Raw data —
━━━━━━━━━━━━━━━━━━━━━━━━━━━━━━

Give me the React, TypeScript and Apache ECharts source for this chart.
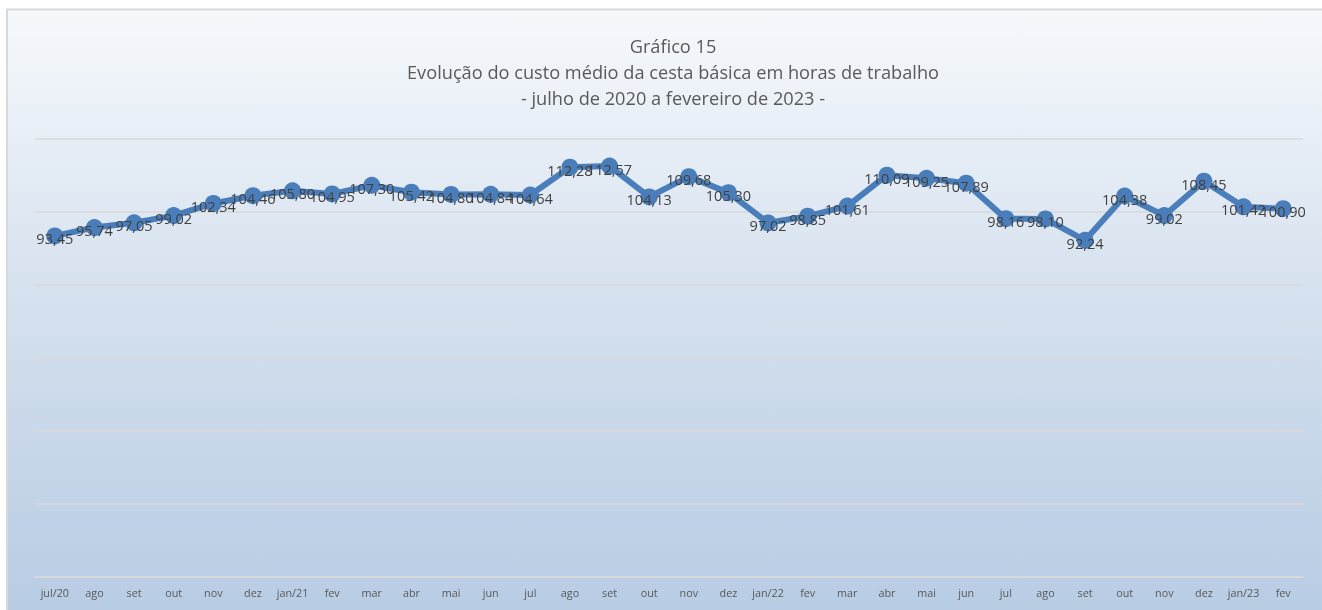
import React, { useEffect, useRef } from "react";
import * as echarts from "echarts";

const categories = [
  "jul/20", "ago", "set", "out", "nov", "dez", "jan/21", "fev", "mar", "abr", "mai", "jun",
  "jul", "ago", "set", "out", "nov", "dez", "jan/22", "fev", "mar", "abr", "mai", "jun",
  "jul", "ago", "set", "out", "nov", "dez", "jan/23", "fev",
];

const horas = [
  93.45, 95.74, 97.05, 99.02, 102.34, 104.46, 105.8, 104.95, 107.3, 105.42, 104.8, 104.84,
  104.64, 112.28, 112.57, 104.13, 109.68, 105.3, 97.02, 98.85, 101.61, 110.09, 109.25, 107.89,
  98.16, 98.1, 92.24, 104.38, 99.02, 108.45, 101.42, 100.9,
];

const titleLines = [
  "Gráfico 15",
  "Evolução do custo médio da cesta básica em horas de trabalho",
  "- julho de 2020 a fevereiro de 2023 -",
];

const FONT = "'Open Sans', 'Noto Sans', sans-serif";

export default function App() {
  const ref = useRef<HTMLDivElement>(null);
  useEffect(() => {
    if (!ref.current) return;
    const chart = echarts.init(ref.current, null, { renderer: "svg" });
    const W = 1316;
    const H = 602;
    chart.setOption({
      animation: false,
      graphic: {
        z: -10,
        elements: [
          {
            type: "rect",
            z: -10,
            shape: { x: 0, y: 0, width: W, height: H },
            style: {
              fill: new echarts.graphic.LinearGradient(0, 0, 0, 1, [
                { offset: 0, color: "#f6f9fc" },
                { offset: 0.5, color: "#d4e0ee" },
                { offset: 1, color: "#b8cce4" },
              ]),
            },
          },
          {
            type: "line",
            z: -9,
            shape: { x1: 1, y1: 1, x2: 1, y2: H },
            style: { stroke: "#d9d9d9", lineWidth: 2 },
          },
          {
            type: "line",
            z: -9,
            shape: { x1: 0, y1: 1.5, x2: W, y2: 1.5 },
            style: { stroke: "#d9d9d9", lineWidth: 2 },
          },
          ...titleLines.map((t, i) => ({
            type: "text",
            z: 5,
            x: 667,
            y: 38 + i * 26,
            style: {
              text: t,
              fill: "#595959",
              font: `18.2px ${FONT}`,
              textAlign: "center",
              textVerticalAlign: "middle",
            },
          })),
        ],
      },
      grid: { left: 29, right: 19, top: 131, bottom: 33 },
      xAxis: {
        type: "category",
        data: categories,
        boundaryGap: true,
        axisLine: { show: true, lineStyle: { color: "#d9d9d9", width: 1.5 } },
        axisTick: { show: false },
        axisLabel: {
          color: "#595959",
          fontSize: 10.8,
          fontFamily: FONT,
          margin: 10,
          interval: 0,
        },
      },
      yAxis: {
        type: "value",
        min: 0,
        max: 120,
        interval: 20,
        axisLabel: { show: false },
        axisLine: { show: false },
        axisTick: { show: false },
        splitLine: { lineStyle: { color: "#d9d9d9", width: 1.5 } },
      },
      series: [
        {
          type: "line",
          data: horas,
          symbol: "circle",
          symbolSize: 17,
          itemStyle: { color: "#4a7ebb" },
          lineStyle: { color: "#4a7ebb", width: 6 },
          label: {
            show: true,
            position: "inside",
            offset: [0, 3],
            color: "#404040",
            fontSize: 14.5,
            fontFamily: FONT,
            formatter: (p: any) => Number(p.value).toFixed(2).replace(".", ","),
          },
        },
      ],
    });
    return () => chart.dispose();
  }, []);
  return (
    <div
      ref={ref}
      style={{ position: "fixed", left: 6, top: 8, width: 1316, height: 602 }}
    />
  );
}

━━━━━━━━━━━━━━━━━━━━━━━━━━━━━━

Written instruction — Copy out each line that contains the word "React".

Output —
Give me the React, TypeScript and Apache ECharts source for this chart.
import React, { useEffect, useRef } from "react";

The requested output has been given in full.